Ingredients:
- 1 lb (450g) boneless, skinless chicken breasts, cut into 1-inch cubes
- 1 tbsp (15ml) soy sauce
- 1 tbsp (15ml) cornstarch
- 1 tsp (5ml) sesame oil
- 1/2 tsp (2.5ml) ground ginger
- 1 tbsp (15ml) vegetable oil (or peanut oil)
- 1 red bell pepper, sliced
- 1 green bell pepper, sliced
- 1 medium onion, sliced
- 1 cup (150g) fresh pineapple chunks (or canned in juice, drained)
- 1 cup (100g) snow peas, trimmed
- 2 cloves garlic, minced
- 1 inch ginger, grated
- 1/4 cup (60ml) soy sauce
- 1/4 cup (60ml) pineapple juice (from the canned pineapple or reserved from fresh)
- 2 tbsp (30ml) rice vinegar
- 2 tbsp (30g) brown sugar, packed
- 1 tbsp (15ml) ketchup
- 1 tbsp (15ml) cornstarch
- 1/4 tsp (1.25ml) red pepper flakes (optional, for a little kick!)
- Toasted sesame seeds, for garnish (optional)
- Chopped green onions, for garnish (optional)
Instructions:
- Combine chicken with marinade ingredients. Let it sit for at least 15 minutes (or up to 30 minutes in the fridge).

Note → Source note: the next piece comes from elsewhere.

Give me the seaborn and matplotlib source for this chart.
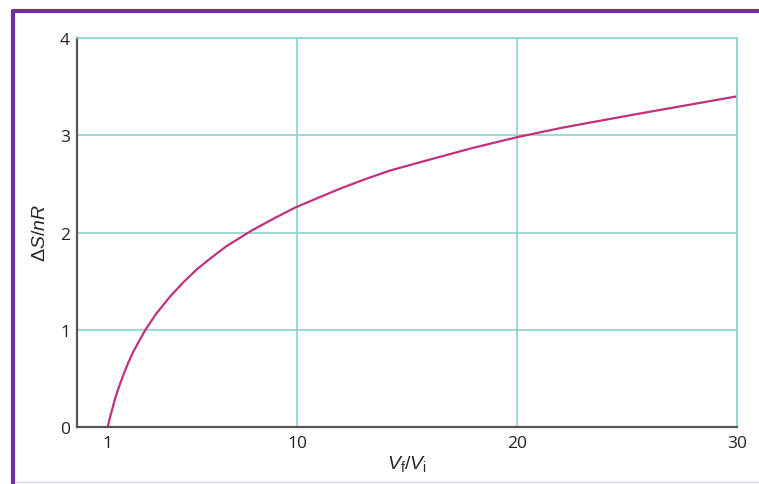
import matplotlib
matplotlib.use("Agg")
import matplotlib.pyplot as plt
import seaborn as sns
import pandas as pd
from matplotlib.lines import Line2D

# Values (Vf/Vi vs dS/nR)
ratio = [1.4, 1.45, 1.5, 1.6, 1.73, 1.86, 2.0, 2.15, 2.33, 2.55, 2.79,
         3.0, 3.17, 3.62, 4.23, 4.8, 5.44, 6.1, 6.8, 7.94, 9.0, 9.95, 11.0,
         11.95, 13.0, 14.2, 16.2, 18, 20, 22, 23.8, 25.5, 27, 28.5, 30]
entropy = [0.0, 0.05, 0.1, 0.18, 0.29, 0.38, 0.47, 0.56, 0.66, 0.77, 0.87,
           0.955, 1.02, 1.17, 1.34, 1.48, 1.62, 1.74, 1.86, 2.02, 2.15, 2.26,
           2.36, 2.45, 2.54, 2.635, 2.76, 2.87, 2.98, 3.075, 3.15, 3.22,
           3.28, 3.34, 3.40]

x_major = [10, 20, 30]
x_minor = [1.4]
x_minor_labels = ["1"]
y_ticks = [0, 1, 2, 3, 4]

df = pd.DataFrame({"ratio": ratio, "entropy": entropy})

sns.set_style("white")
plt.rcParams["font.family"] = ["Open Sans", "DejaVu Sans"]
plt.rcParams["mathtext.fontset"] = "custom"
plt.rcParams["mathtext.rm"] = "Liberation Sans"
plt.rcParams["mathtext.it"] = "Liberation Sans:italic"

grid_col = "#8fd0cd"
axis_col = "#555555"

fig = plt.figure(figsize=(7.59, 4.85), dpi=100)
ax = fig.add_axes([0.1014, 0.1175, 0.8696, 0.8021])

sns.lineplot(data=df, x="ratio", y="entropy", ax=ax, color="#c2307c",
             linewidth=1.6, sort=False)

ax.set_xlim(0, 30)
ax.set_ylim(0, 4)
ax.set_xticks(x_major)
ax.set_xticks(x_minor, minor=True)
ax.set_xticklabels([str(v) for v in x_major])
ax.set_xticklabels(x_minor_labels, minor=True)
ax.set_yticks(y_ticks)
ax.tick_params(axis="both", which="both", length=0, labelsize=12.5,
               labelcolor="#222222")
ax.tick_params(axis="x", which="both", pad=6)
ax.tick_params(axis="y", pad=5)

ax.grid(True, which="major", color=grid_col, linewidth=1.2)
ax.set_axisbelow(True)

for side in ["left", "bottom"]:
    ax.spines[side].set_color(axis_col)
    ax.spines[side].set_linewidth(1.6)
for side in ["top", "right"]:
    ax.spines[side].set_color(grid_col)
    ax.spines[side].set_linewidth(1.2)

ax.set_xlabel(r"$V_{\mathrm{f}}/V_{\mathrm{i}}$", fontsize=14, labelpad=1)
ax.set_ylabel(r"$\Delta S/nR$", fontsize=14, labelpad=8)

# purple page frame
purple = "#7030a0"
fig.add_artist(Line2D([0.0165, 1.0], [0.975, 0.975], color=purple, lw=3,
                      transform=fig.transFigure))
fig.add_artist(Line2D([0.0165, 0.0165], [0.0, 0.975], color=purple, lw=3,
                      transform=fig.transFigure))
fig.add_artist(Line2D([0.02, 1.0], [0.004, 0.004], color="#ddd6e6", lw=1,
                      transform=fig.transFigure))

fig.savefig("out.png", dpi=100)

- Whisk together all sauce ingredients in a small bowl until smooth. Set aside.
- Heat oil in a large skillet or wok over medium-high heat. Add onions and bell peppers, stir-fry for 3-4 minutes until slightly softened. Add garlic and ginger, stir-fry for another minute until fragrant.
- Add marinated chicken to the skillet and stir-fry until cooked through and lightly browned, about 5-7 minutes (internal temperature reaches 165°F/74°C).
- Add pineapple and snow peas to the skillet. Stir-fry for another 2 minutes. Pour in the sauce and bring to a simmer, stirring constantly, until the sauce thickens, about 1-2 minutes.
- Garnish with toasted sesame seeds and chopped green onions (if using). Serve immediately over rice or noodles.